Studies of Solute-Chain Interaction under Reordering/Resolvation Conditions: Correlation between Solute Structure and Changes in Retention for Hydroxylated Aliphatic and Aromatic Compounds

Reversed-phase liquid chromatography is perhaps the most important means of separating thermally labile low molecular weight compounds. In a majority of cases, separations are carried out using linear alkyl phases. Hence developing a better understanding of such bonded materials and the fundamental processes controlling solute retention and selectivity continues to be important. There have been a number of theories suggested to describe the nature of the bonded microlayer.
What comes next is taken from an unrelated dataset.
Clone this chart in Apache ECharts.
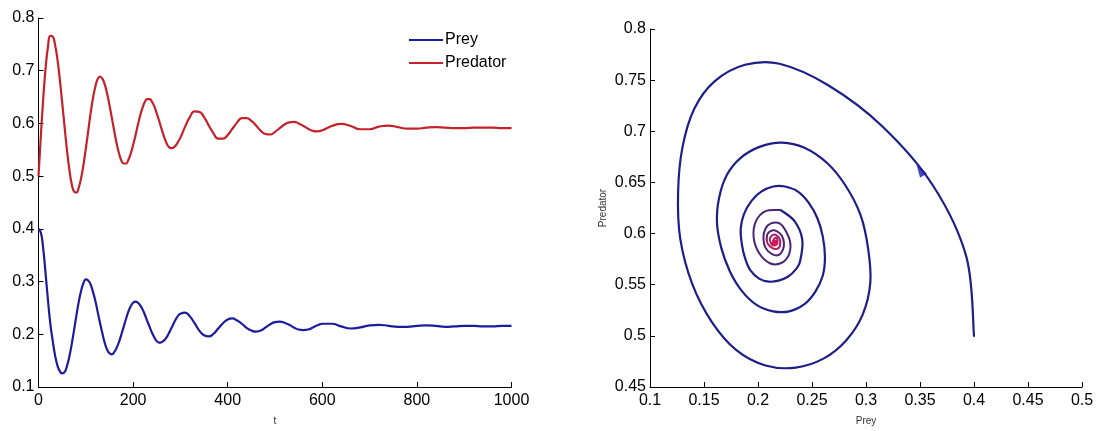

A common view is that the immobilized chains are surrounded by intercollated solvent, the composition of which may or may not be close to that of the bulk mobile phase. Further the microlayer can swell or shrink depending on solvent composition. This latter property has been discussed in terms of a breathing model. The current investigation is an extension of previous studies of conformational changes of n-alkyl bonded phases under totally aqueous mobile phase conditions. Relative changes in retention, delta k sub r before and after recordingresolvation of an octyl phase have been studied using various linear, branched, cyclic and aromatic compounds. The magnitude of delta k sub r can be correlated to structural features in the solute, such as size, shape, rigidity and substitution. The largest values of delta k sub r were obtained from rigid solutes with multiple hydroxylated groups.